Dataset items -
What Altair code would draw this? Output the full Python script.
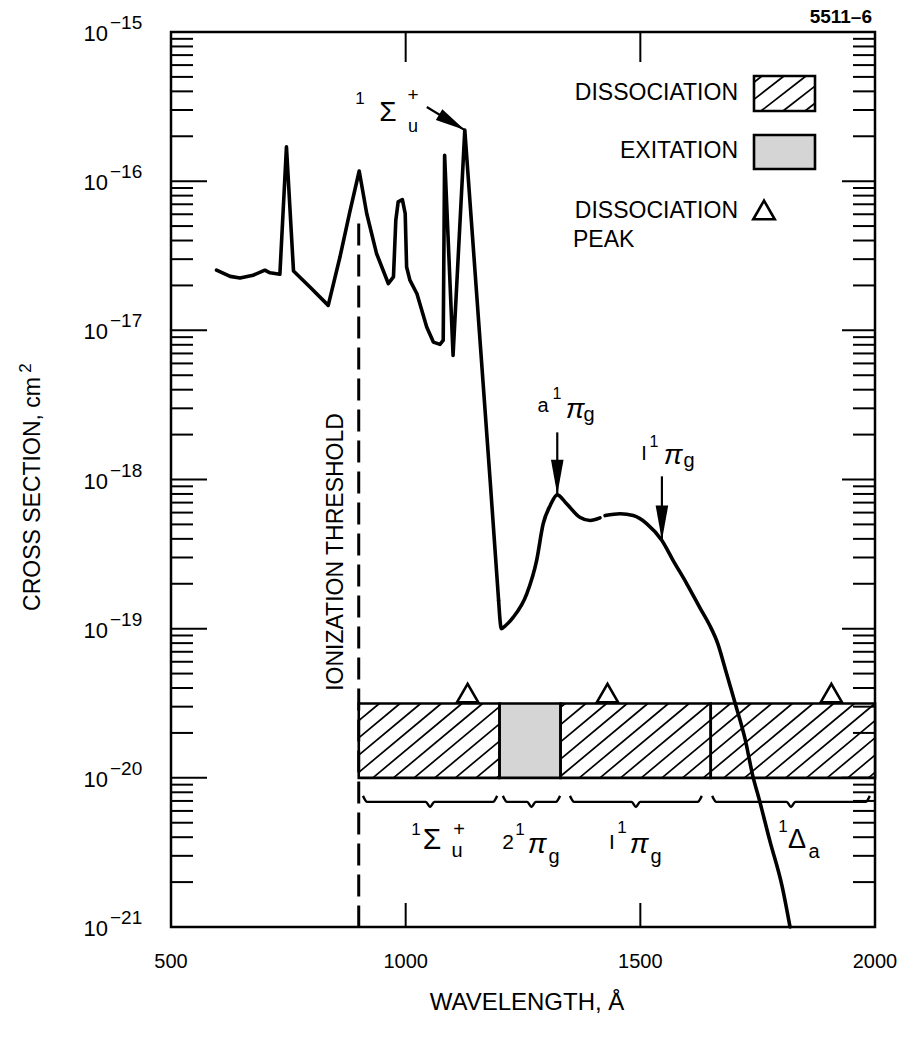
import altair as alt
import numpy as np
import pandas as pd

FONT = "Liberation Sans"
LEFT, TOP, W, H = 171, 32, 704, 895
TOTAL_W, TOTAL_H = 904, 1041

# ---------------- data ----------------
# photo-absorption cross section (cm^2) vs wavelength (Angstrom)
WL_SPIKY = [597, 626, 647, 675, 700, 711, 732, 746, 761, 796, 835, 860, 881, 901, 917, 938,
            963, 974, 979, 984, 993, 999, 1002, 1009, 1024, 1045, 1059, 1073, 1080, 1083,
            1101, 1126, 1180, 1198]
XS_SPIKY = [2.53e-17, 2.30e-17, 2.24e-17, 2.34e-17, 2.53e-17, 2.43e-17, 2.38e-17, 1.70e-16,
            2.50e-17, 1.95e-17, 1.47e-17, 3.10e-17, 6.22e-17, 1.17e-16, 6.07e-17, 3.27e-17,
            2.06e-17, 2.28e-17, 5.47e-17, 7.26e-17, 7.53e-17, 6.07e-17, 2.66e-17, 2.17e-17,
            1.76e-17, 1.05e-17, 8.34e-18, 8.05e-18, 8.57e-18, 1.49e-16, 6.79e-18, 2.20e-16,
            9.84e-19, 1.55e-19]
WL_SMOOTH_A = [1198, 1204, 1213, 1229, 1258, 1279, 1293, 1308, 1323, 1343, 1371, 1393, 1414]
XS_SMOOTH_A = [1.55e-19, 1.00e-19, 1.05e-19, 1.19e-19, 1.71e-19, 2.86e-19, 5.05e-19, 6.70e-19,
               7.89e-19, 6.87e-19, 5.58e-19, 5.31e-19, 5.53e-19]
WL_SMOOTH_B = [1425, 1457, 1485, 1514, 1546, 1570, 1599, 1627, 1648, 1665, 1680, 1692, 1702,
               1723, 1740, 1753, 1776, 1802, 1819]
XS_SMOOTH_B = [5.73e-19, 5.89e-19, 5.73e-19, 5.05e-19, 3.90e-19, 2.86e-19, 2.00e-19, 1.38e-19,
               1.05e-19, 7.94e-20, 5.50e-20, 4.07e-20, 3.16e-20, 1.83e-20, 1.02e-20, 7.23e-21,
               3.78e-21, 1.88e-21, 1.00e-21]

ION_WL = 900
ION_TOP = 5.2e-17

BLOCK_START = [900, 1200, 1330, 1650]
BLOCK_END = [1200, 1330, 1650, 2000]
BLOCK_KIND = ["DISSOCIATION", "EXITATION", "DISSOCIATION", "DISSOCIATION"]
BAND_LOW, BAND_HIGH = 1.0e-20, 3.15e-20

PEAK_WL = [1132, 1430, 1907]
PEAK_XS = [3.7e-20, 3.7e-20, 3.7e-20]

BRACE_START = [909, 1207, 1350, 1653]
BRACE_END = [1195, 1329, 1631, 1989]
BRACE_Y_END, BRACE_Y_FLAT, BRACE_Y_TIP = 7.57e-21, 6.90e-21, 6.38e-21

# arrows: (start wl, start xs, tip wl, tip xs)
ARROW_SIGMA = (1045, 3.14e-16, 1126, 2.20e-16)
ARROW_A = (1323, 2.07e-18, 1323, 7.89e-19)
ARROW_I = (1546, 1.05e-18, 1546, 3.90e-19)

X_TICKS = [500, 1000, 1500, 2000]
X_INNER_TICKS = [1000, 1500]
Y_DECADES = [1e-15, 1e-16, 1e-17, 1e-18, 1e-19, 1e-20, 1e-21]
Y_EXP = ["\u221215", "\u221216", "\u221217", "\u221218", "\u221219", "\u221220", "\u221221"]

# ---------------- styles ----------------
HATCH_STEP = 44.0   # Angstrom between hatch lines
HATCH_RUN = 190.0   # Angstrom a hatch line travels across the band height

XS = alt.Scale(domain=[500, 2000], zero=False, nice=False)
YS = alt.Scale(type="log", domain=[1e-21, 1e-15], nice=False)
ONE = pd.DataFrame({"k": [0]})


def X(f):
    return alt.X(f, type="quantitative", scale=XS, axis=None)


def Y(f):
    return alt.Y(f, type="quantitative", scale=YS, axis=None)


def text(t, x, y, size, align="center", baseline="middle", angle=0, style="normal", weight="normal"):
    return alt.Chart(ONE).mark_text(
        text=t, font=FONT, fontSize=size, align=align, baseline=baseline, angle=angle,
        fontStyle=style, fontWeight=weight, color="black"
    ).encode(x=alt.value(x - LEFT), y=alt.value(y - TOP))


layers = []

# ---- band of dissociation / excitation ----
band = pd.DataFrame({"s": BLOCK_START, "e": BLOCK_END, "kind": BLOCK_KIND,
                     "lo": [BAND_LOW] * 4, "hi": [BAND_HIGH] * 4})
layers.append(alt.Chart(band).mark_rect(strokeWidth=0).encode(
    x=X("s"), x2="e", y=Y("lo"), y2="hi",
    fill=alt.Fill("kind:N", scale=alt.Scale(domain=["DISSOCIATION", "EXITATION"],
                                            range=["white", "#d5d5d5"]), legend=None)))

# hatch lines
lo_l, hi_l = np.log10(BAND_LOW), np.log10(BAND_HIGH)
rows = []
for s, e, k in zip(BLOCK_START, BLOCK_END, BLOCK_KIND):
    if k != "DISSOCIATION":
        continue
    xb = BLOCK_START[0] - HATCH_RUN
    while xb < e:
        t0 = max(0.0, (s - xb) / HATCH_RUN)
        t1 = min(1.0, (e - xb) / HATCH_RUN)
        if t1 - t0 > 0.02:
            rows.append({"x": xb + HATCH_RUN * t0, "x2": xb + HATCH_RUN * t1,
                         "y": 10 ** (lo_l + t0 * (hi_l - lo_l)),
                         "y2": 10 ** (lo_l + t1 * (hi_l - lo_l))})
        xb += HATCH_STEP
layers.append(alt.Chart(pd.DataFrame(rows)).mark_rule(color="black", strokeWidth=1.7).encode(
    x=X("x"), x2="x2", y=Y("y"), y2="y2"))
layers.append(alt.Chart(band).mark_rect(fillOpacity=0, stroke="black", strokeWidth=2.6).encode(
    x=X("s"), x2="e", y=Y("lo"), y2="hi"))

# peak triangles
layers.append(alt.Chart(pd.DataFrame({"wl": PEAK_WL, "xs": PEAK_XS})).mark_point(
    shape="triangle-up", size=460, filled=False, color="black", strokeWidth=2.6, opacity=1).encode(
    x=X("wl"), y=Y("xs")))

# braces
brows = []
for i, (s, e) in enumerate(zip(BRACE_START, BRACE_END)):
    m = (s + e) / 2
    for wl, yy in [(s, BRACE_Y_END), (s + 9, BRACE_Y_FLAT), (m - 9, BRACE_Y_FLAT), (m, BRACE_Y_TIP),
                   (m + 9, BRACE_Y_FLAT), (e - 9, BRACE_Y_FLAT), (e, BRACE_Y_END)]:
        brows.append({"id": i, "wl": wl, "xs": yy})
layers.append(alt.Chart(pd.DataFrame(brows)).mark_line(
    color="black", strokeWidth=2.4, interpolate="monotone").encode(
    x=X("wl"), y=Y("xs"), detail="id:N"))

# ionization threshold
layers.append(alt.Chart(pd.DataFrame({"wl": [ION_WL], "top": [ION_TOP], "bot": [1e-21]})).mark_rule(
    color="black", strokeWidth=3, strokeDash=[22, 9]).encode(x=X("wl"), y=Y("top"), y2="bot"))

# ---- cross-section curve ----
layers.append(alt.Chart(pd.DataFrame({"wl": WL_SPIKY, "xs": XS_SPIKY})).mark_line(
    color="black", strokeWidth=3.6, strokeJoin="round", strokeCap="round").encode(
    x=X("wl"), y=Y("xs")))
smooth = pd.concat([
    pd.DataFrame({"wl": WL_SMOOTH_A, "xs": XS_SMOOTH_A, "seg": "a"}),
    pd.DataFrame({"wl": WL_SMOOTH_B, "xs": XS_SMOOTH_B, "seg": "b"}),
])
layers.append(alt.Chart(smooth).mark_line(
    color="black", strokeWidth=3.6, interpolate="monotone", strokeCap="round").encode(
    x=X("wl"), y=Y("xs"), detail="seg:N"))

# ---- arrows ----
for (x0, y0, x1, y1), shape, size, ang in [
        (ARROW_SIGMA, "M 0 0 L -2 -0.42 L -2 0.42 Z", 900, 31),
        (ARROW_A, "M 0 0 L -0.36 -2 L 0.36 -2 Z", 1225, 0),
        (ARROW_I, "M 0 0 L -0.36 -2 L 0.36 -2 Z", 1225, 0)]:
    d = pd.DataFrame({"x": [x0], "y": [y0], "x2": [x1], "y2": [y1]})
    layers.append(alt.Chart(d).mark_rule(color="black", strokeWidth=2.2).encode(
        x=X("x"), x2="x2", y=Y("y"), y2="y2"))
    layers.append(alt.Chart(d).mark_point(
        shape=shape, size=size, filled=True, color="black", opacity=1, angle=ang).encode(
        x=X("x2"), y=Y("y2")))

# ---- frame ticks ----
minor = [m * 10.0 ** k for k in range(-21, -15) for m in range(2, 10)]
major = [10.0 ** k for k in range(-20, -15)]
for vals, x0, x1 in [(minor, 0, 22), (major, 0, 36), (minor, W - 22, W), (major, W - 33, W)]:
    layers.append(alt.Chart(pd.DataFrame({"v": vals})).mark_rule(color="black", strokeWidth=2).encode(
        x=alt.value(x0), x2=alt.value(x1), y=Y("v")))
for y0, y1 in [(0, 30), (H - 24, H)]:
    layers.append(alt.Chart(pd.DataFrame({"v": X_INNER_TICKS})).mark_rule(color="black", strokeWidth=2).encode(
        x=X("v"), y=alt.value(y0), y2=alt.value(y1)))

# ---- tick labels ----
layers.append(alt.Chart(pd.DataFrame({"v": X_TICKS})).mark_text(
    font=FONT, fontSize=20, color="black", baseline="middle").encode(
    x=X("v"), y=alt.value(H + 35), text=alt.Text("v:Q", format="d")))
ylab = pd.DataFrame({"v": Y_DECADES, "e": Y_EXP, "b": ["10"] * len(Y_DECADES)})
layers.append(alt.Chart(ylab).mark_text(
    font=FONT, fontSize=22, color="black", align="right", baseline="middle", dy=2).encode(
    x=alt.value(-63), y=Y("v"), text="b:N"))
layers.append(alt.Chart(ylab).mark_text(
    font=FONT, fontSize=19, color="black", align="left", baseline="middle", dy=-9).encode(
    x=alt.value(-61), y=Y("v"), text="e:N"))

# ---- titles ----
layers.append(text("WAVELENGTH, \u00c5", 527, 1003, 24))
layers.append(text("CROSS SECTION, cm", 40, 494, 23, baseline="alphabetic", angle=270))
layers.append(text("2", 31, 368, 17, baseline="alphabetic", angle=270))
layers.append(text("IONIZATION THRESHOLD", 343, 552, 23, baseline="alphabetic", angle=270))
layers.append(text("5511\u20136", 872, 17, 19, align="right", weight="bold"))

# ---- legend ----
layers.append(text("DISSOCIATION", 738, 93, 23, align="right"))
layers.append(text("EXITATION", 738, 151, 23, align="right"))
layers.append(text("DISSOCIATION", 738, 211, 23, align="right"))
layers.append(text("PEAK", 573, 240, 23, align="left"))
layers.append(alt.Chart(ONE).mark_rect(fill="white", stroke="black", strokeWidth=2.6).encode(
    x=alt.value(754 - LEFT), x2=alt.value(815 - LEFT), y=alt.value(76 - TOP), y2=alt.value(111 - TOP)))
bx0, bx1, by0, by1 = 754, 815, 76, 111
run = 45.0
xb = bx0 - run + 8
while xb < bx1:
    t0 = max(0.0, (bx0 - xb) / run)
    t1 = min(1.0, (bx1 - xb) / run)
    if t1 - t0 > 0.05:
        layers.append(alt.Chart(ONE).mark_rule(color="black", strokeWidth=1.7).encode(
            x=alt.value(xb + run * t0 - LEFT), x2=alt.value(xb + run * t1 - LEFT),
            y=alt.value(by1 - (by1 - by0) * t0 - TOP), y2=alt.value(by1 - (by1 - by0) * t1 - TOP)))
    xb += 22
layers.append(alt.Chart(ONE).mark_rect(fill="#d5d5d5", stroke="black", strokeWidth=2.6).encode(
    x=alt.value(754 - LEFT), x2=alt.value(815 - LEFT), y=alt.value(135 - TOP), y2=alt.value(169 - TOP)))
layers.append(alt.Chart(ONE).mark_point(
    shape="triangle-up", size=460, filled=False, color="black", strokeWidth=2.6, opacity=1).encode(
    x=alt.value(764 - LEFT), y=alt.value(210 - TOP)))

# ---- state labels ----
ANNOT = [
    # (text, x, y, size, italic)
    ("1", 360, 99, 17, False), ("\u03a3", 388, 113, 28, False), ("+", 413, 95, 19, False), ("u", 413, 127, 18, False),
    ("a", 543, 406, 20, False), ("1", 557, 394, 16, False), ("\u03c0", 575, 410, 28, True), ("g", 589, 415, 20, False),
    ("I", 644, 454, 20, False), ("1", 654, 442, 16, False), ("\u03c0", 673, 456, 28, True), ("g", 689, 461, 20, False),
    ("1", 416, 830, 17, False), ("\u03a3", 432, 840, 30, False), ("+", 459, 830, 20, False), ("u", 457, 851, 20, False),
    ("2", 508, 843, 21, False), ("1", 520, 830, 17, False), ("\u03c0", 537, 845, 28, True), ("g", 554, 857, 20, False),
    ("I", 612, 843, 21, False), ("1", 622, 828, 17, False), ("\u03c0", 639, 845, 28, True), ("g", 656, 857, 20, False),
    ("1", 783, 827, 17, False), ("\u0394", 797, 840, 27, False), ("a", 814, 852, 20, False),
]
for t, x, y, s, it in ANNOT:
    layers.append(text(t, x, y, s, style="italic" if it else "normal"))

chart = alt.layer(*layers).properties(
    width=W, height=H, background="white",
    autosize=alt.AutoSizeParams(type="none"),
    padding={"left": LEFT, "top": TOP, "right": TOTAL_W - LEFT - W, "bottom": TOTAL_H - TOP - H},
).configure_view(stroke="black", strokeWidth=2.5)

chart.save("out.html", embed_options={"renderer": "svg", "actions": False})
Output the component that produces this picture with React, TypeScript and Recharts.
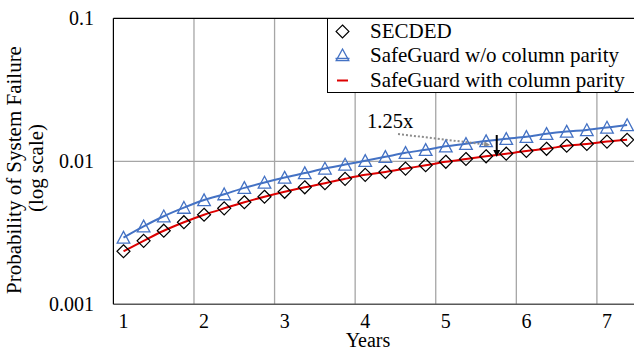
import React from 'react';
import {
  ComposedChart,
  Line,
  XAxis,
  YAxis,
  ReferenceLine,
} from 'recharts';

// years in quarter steps
const years = [
  1, 1.25, 1.5, 1.75, 2, 2.25, 2.5, 2.75, 3, 3.25, 3.5, 3.75, 4, 4.25, 4.5,
  4.75, 5, 5.25, 5.5, 5.75, 6, 6.25, 6.5, 6.75, 7, 7.25,
];

const secded = [
  0.00235, 0.00278, 0.00327, 0.00375, 0.00423, 0.00469, 0.00517, 0.00565,
  0.00612, 0.00658, 0.00702, 0.00754, 0.00804, 0.00842, 0.00889, 0.00938,
  0.00992, 0.01038, 0.01084, 0.0113, 0.0118, 0.01223, 0.01284, 0.01321,
  0.01373, 0.01413,
];

const noParity = [
  0.00293, 0.00351, 0.00413, 0.00474, 0.00536, 0.00589, 0.00652, 0.00711,
  0.0077, 0.00827, 0.00891, 0.0095, 0.01008, 0.01075, 0.01147, 0.01203,
  0.01273, 0.01326, 0.01385, 0.01437, 0.01484, 0.01557, 0.01614, 0.01656,
  0.01724, 0.01794,
];

// red curve sits right on the SECDED markers
const withParity = [
  0.00235, 0.00278, 0.00327, 0.00375, 0.00423, 0.00469, 0.00517, 0.00565,
  0.00612, 0.00658, 0.00702, 0.00754, 0.00804, 0.00842, 0.00889, 0.00938,
  0.00992, 0.01038, 0.01084, 0.0113, 0.0118, 0.01223, 0.01284, 0.01321,
  0.01373, 0.01413,
];

const xTicks = [1, 2, 3, 4, 5, 6, 7];
const yTicks = [0.001, 0.01, 0.1];

const legendItems = ['SECDED', 'SafeGuard w/o column parity', 'SafeGuard with column parity'];

// annotation: dotted pointer from the "1.25x" label, and the gap arrow
const pointerSeg = [
  { x: 4.407, y: 0.01552 },
  { x: 5.549, y: 0.013 },
];
const gapSeg = [
  { x: 5.632, y: 0.01527 },
  { x: 5.632, y: 0.01072 },
];

const BLUE = '#4472C4';
const RED = '#DD0000';
const FONT = '"Liberation Serif", "Times New Roman", serif';

const step = years[1] - years[0];
const gridYears = xTicks.slice(1).map((t) => t - step / 2);

const rows = years.map((year, i) => ({
  year,
  secded: secded[i],
  noParity: noParity[i],
  withParity: withParity[i],
}));

const Diamond = (props: any) => {
  const { cx, cy, index } = props;
  if (cx == null || cy == null) return <g key={`d${index}`} />;
  const r = 6.5;
  return (
    <polygon
      key={`d${index}`}
      points={`${cx},${cy - r} ${cx + r},${cy} ${cx},${cy + r} ${cx - r},${cy}`}
      fill="none"
      stroke="#000"
      strokeWidth={1.2}
    />
  );
};

const Triangle = (props: any) => {
  const { cx, cy, index } = props;
  if (cx == null || cy == null) return <g key={`t${index}`} />;
  return (
    <polygon
      key={`t${index}`}
      points={`${cx},${cy - 6.2} ${cx + 6.3},${cy + 5.6} ${cx - 6.3},${cy + 5.6}`}
      fill="none"
      stroke={BLUE}
      strokeWidth={1.3}
    />
  );
};

const arrowHead = (x1: number, y1: number, x2: number, y2: number, len: number, half: number) => {
  const a = Math.atan2(y2 - y1, x2 - x1);
  const bx = x2 - len * Math.cos(a);
  const by = y2 - len * Math.sin(a);
  const px = -Math.sin(a) * half;
  const py = Math.cos(a) * half;
  return `${x2},${y2} ${bx + px},${by + py} ${bx - px},${by - py}`;
};

const PointerShape = (props: any) => {
  const { x1, y1, x2, y2 } = props;
  return (
    <g>
      <text x={x1 - 31} y={y1 - 6} fontSize={20.5} fontFamily={FONT} fill="#000">
        1.25x
      </text>
      <line x1={x1} y1={y1} x2={x2 - 4} y2={y2 - 0.5} stroke="#8c8c8c" strokeWidth={2} strokeDasharray="2 2" />
      <polygon points={arrowHead(x1, y1, x2, y2, 6, 3)} fill="#8c8c8c" />
    </g>
  );
};

const GapShape = (props: any) => {
  const { x1, y1, x2, y2 } = props;
  return (
    <g>
      <line x1={x1} y1={y1} x2={x2} y2={y2 - 5} stroke="#000" strokeWidth={2} />
      <polygon points={arrowHead(x1, y1, x2, y2, 7, 3.5)} fill="#000" />
    </g>
  );
};

const YTitle = () => {
  const cy = 170;
  return (
    <g fontFamily={FONT} fontSize={21} fill="#000">
      <text x={20.5} y={cy} textAnchor="middle" transform={`rotate(-90, 20.5, ${cy})`}>
        Probability of System Failure
      </text>
      <text x={43} y={cy - 2} textAnchor="middle" transform={`rotate(-90, 43, ${cy - 2})`}>
        (log scale)
      </text>
    </g>
  );
};

const XTitle = () => (
  <text x={368} y={346.5} textAnchor="middle" fontFamily={FONT} fontSize={20} fill="#000">
    Years
  </text>
);

const LegendBox = () => (
  <div
    style={{
      position: 'absolute',
      left: 326.5,
      top: 18,
      width: 320,
      height: 75,
      border: '1px solid #000',
      boxSizing: 'border-box',
      background: '#fff',
      fontFamily: FONT,
      fontSize: 21,
      color: '#000',
    }}
  >
    {legendItems.map((name, i) => (
      <div
        key={name}
        style={{ position: 'absolute', left: 0, top: -0.5 + i * 24.6, height: 24.5, width: 318 }}
      >
        <svg width={30} height={25} style={{ position: 'absolute', left: 0, top: 0 }}>
          {i === 0 && (
            <polygon points="14.5,6 20.9,12.4 14.5,18.8 8.1,12.4" fill="none" stroke="#000" strokeWidth={1.2} />
          )}
          {i === 1 && (
            <g>
              <polygon points="14.5,6 20.8,17.6 8.2,17.6" fill="none" stroke={BLUE} strokeWidth={1.3} />
              <line x1={7.5} y1={15.5} x2={21.5} y2={15.5} stroke={BLUE} strokeWidth={1.5} />
            </g>
          )}
          {i === 2 && <line x1={9} y1={12.5} x2={20} y2={12.5} stroke={RED} strokeWidth={2} />}
        </svg>
        <span
          style={{
            position: 'absolute',
            left: 42.5,
            top: 0,
            lineHeight: '24.5px',
            whiteSpace: 'nowrap',
          }}
        >
          {name}
        </span>
      </div>
    ))}
  </div>
);

export default function App() {
  return (
    <div
      style={{
        position: 'absolute',
        left: 0,
        top: 0,
        width: 634,
        height: 349,
        overflow: 'hidden',
        background: '#fff',
      }}
    >
      <ComposedChart
        width={660}
        height={349}
        data={rows}
        margin={{ top: 18.3, right: 22.8, bottom: 14.7, left: 53 }}
        style={{ fontFamily: FONT }}
      >
        <XAxis
          dataKey="year"
          type="number"
          domain={[years[0] - step / 2, years[years.length - 1] + step / 2]}
          ticks={xTicks}
          interval={0}
          allowDataOverflow
          height={30}
          tickSize={0}
          tickMargin={9.5}
          tickLine={false}
          axisLine={{ stroke: '#595959', strokeWidth: 1.5 }}
          tick={{ fill: '#000', fontSize: 20, fontFamily: FONT }}
          label={{ content: <XTitle /> }}
        />
        <YAxis
          type="number"
          scale="log"
          domain={[0.001, 0.1]}
          ticks={yTicks}
          interval={0}
          allowDataOverflow
          width={60.4}
          tickSize={0}
          tickMargin={19.4}
          tickLine={false}
          axisLine={{ stroke: '#000', strokeWidth: 1.2 }}
          tick={{ fill: '#000', fontSize: 20, fontFamily: FONT }}
          tickFormatter={(v: number) => String(v)}
          label={{ content: <YTitle /> }}
        />

        {gridYears.map((g) => (
          <ReferenceLine key={`g${g}`} x={g} stroke="#a6a6a6" strokeWidth={1.3} />
        ))}
        <ReferenceLine y={0.01} stroke="#a6a6a6" strokeWidth={1.3} />
        <ReferenceLine y={0.1} stroke="#000" strokeWidth={1.2} />

        <Line
          dataKey="secded"
          stroke="none"
          dot={Diamond}
          activeDot={false}
          isAnimationActive={false}
        />
        <Line
          dataKey="noParity"
          type="monotone"
          stroke={BLUE}
          strokeWidth={2}
          dot={Triangle}
          activeDot={false}
          isAnimationActive={false}
        />
        <Line
          dataKey="withParity"
          type="monotone"
          stroke={RED}
          strokeWidth={2}
          dot={false}
          activeDot={false}
          isAnimationActive={false}
        />

        <ReferenceLine segment={pointerSeg} shape={PointerShape} />
        <ReferenceLine segment={gapSeg} shape={GapShape} />
      </ComposedChart>
      <LegendBox />
    </div>
  );
}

Task description -
Go from the first line of the data above to the line containing "ION_TOP = 5.2e-17" and retype exactly those lines, both included, but none of the pictures.

Answer for this exercise -
What Altair code would draw this? Output the full Python script.
import altair as alt
import numpy as np
import pandas as pd

FONT = "Liberation Sans"
LEFT, TOP, W, H = 171, 32, 704, 895
TOTAL_W, TOTAL_H = 904, 1041

# ---------------- data ----------------
# photo-absorption cross section (cm^2) vs wavelength (Angstrom)
WL_SPIKY = [597, 626, 647, 675, 700, 711, 732, 746, 761, 796, 835, 860, 881, 901, 917, 938,
            963, 974, 979, 984, 993, 999, 1002, 1009, 1024, 1045, 1059, 1073, 1080, 1083,
            1101, 1126, 1180, 1198]
XS_SPIKY = [2.53e-17, 2.30e-17, 2.24e-17, 2.34e-17, 2.53e-17, 2.43e-17, 2.38e-17, 1.70e-16,
            2.50e-17, 1.95e-17, 1.47e-17, 3.10e-17, 6.22e-17, 1.17e-16, 6.07e-17, 3.27e-17,
            2.06e-17, 2.28e-17, 5.47e-17, 7.26e-17, 7.53e-17, 6.07e-17, 2.66e-17, 2.17e-17,
            1.76e-17, 1.05e-17, 8.34e-18, 8.05e-18, 8.57e-18, 1.49e-16, 6.79e-18, 2.20e-16,
            9.84e-19, 1.55e-19]
WL_SMOOTH_A = [1198, 1204, 1213, 1229, 1258, 1279, 1293, 1308, 1323, 1343, 1371, 1393, 1414]
XS_SMOOTH_A = [1.55e-19, 1.00e-19, 1.05e-19, 1.19e-19, 1.71e-19, 2.86e-19, 5.05e-19, 6.70e-19,
               7.89e-19, 6.87e-19, 5.58e-19, 5.31e-19, 5.53e-19]
WL_SMOOTH_B = [1425, 1457, 1485, 1514, 1546, 1570, 1599, 1627, 1648, 1665, 1680, 1692, 1702,
               1723, 1740, 1753, 1776, 1802, 1819]
XS_SMOOTH_B = [5.73e-19, 5.89e-19, 5.73e-19, 5.05e-19, 3.90e-19, 2.86e-19, 2.00e-19, 1.38e-19,
               1.05e-19, 7.94e-20, 5.50e-20, 4.07e-20, 3.16e-20, 1.83e-20, 1.02e-20, 7.23e-21,
               3.78e-21, 1.88e-21, 1.00e-21]

ION_WL = 900
ION_TOP = 5.2e-17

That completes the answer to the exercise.